Nesse contexto, a professora da UFMG e pesquisadora da Faculdade de Medicina no Observatório de Saúde Urbana (OSUBH), Elis Mina Seraya Borde, ressalta a importância da iniciativa. “A Cozinha na Asmare contribui de forma significativa para a garantia da segurança alimentar em Belo Horizonte ao oferecer alimentação saudável e regular aos catadores, criando também um espaço de cuidado e dignidade, onde os trabalhadores podem descansar e se alimentar com respeito. A iniciativa preenche lacunas deixadas pelas políticas públicas de segurança alimentar e nutricional voltadas a esse setor historicamente invisibilizado, e não se limita a prover qualquer alimento, mas refeições com ingredientes de qualidade, sem agrotóxicos”, ressalta.
Movimento quer fornecer almoço de segunda a sexta-feira
De acordo com o MST, o objetivo agora é ampliar a distribuição de dois para cinco dias da semana e valorizar o trabalho das cozinheiras. Para tal, o Movimento projeta um custo anual de R$ 240 mil, considerando a distribuição gratuita de refeições de segunda a sexta-feira, para 120 catadores associados. O que representa um custo unitário de produção de apenas R$8,50.


Durante a celebração de um ano de cozinha, o MST e a Asmare convidaram instituições com as quais já dialogam sobre o projeto, como o Ministério Público, o Observatório de Saúde Urbana de Belo Horizonte (OSUBH) da UFMG, o curso de Nutrição da UFMG, a Cataunidos, a RedeSol, o Insea, a Prefeitura de BH e parlamentares da capital. “Os valores apresentados cabem no orçamento dos órgãos do Estado que estão presentes — seja da Prefeitura, seja do Governo Federal. É pouco dinheiro para um impacto enorme”, afirma Priscila Araújo, coordenadora da Campanha Mãos Solidárias em Minas Gerais.

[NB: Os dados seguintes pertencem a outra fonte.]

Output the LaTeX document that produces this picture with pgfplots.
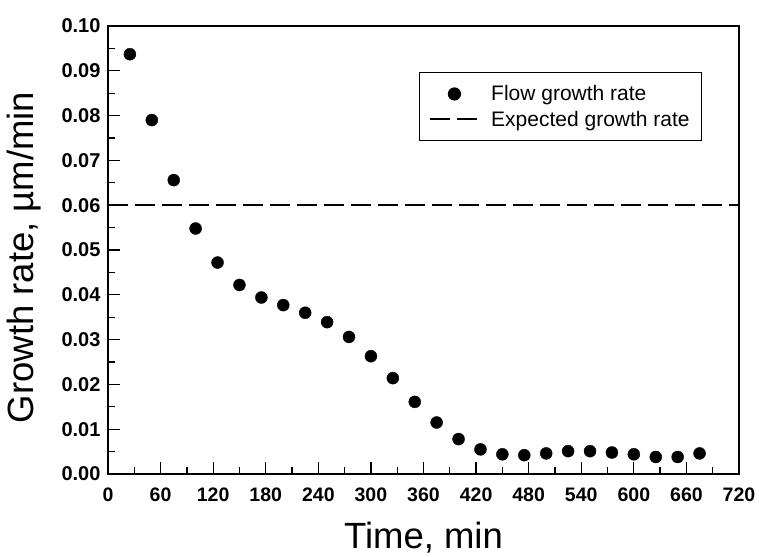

Eduardo Dumont, superintendente da Companhia Nacional de Abastecimento (CONAB) em Minas Gerais, também esteve presente na celebração. “O Governo Lula já tirou o Brasil do mapa da fome uma vez e estamos fazendo isso novamente. Essa cozinha já tem o apoio do Programa de Aquisição de Alimentos (PAA) e vamos apoiar ainda mais, buscando ampliar as parcerias junto à CONAB de outros estados e ao CEASA-MG”, disse.
A cozinha e o refeitório estão localizados no galpão da Asmare, região central de Belo Horizonte, na Avenida do Contorno, 10.555. As refeições aos catadores e catadoras associadas são servidas das 12h às 13h30.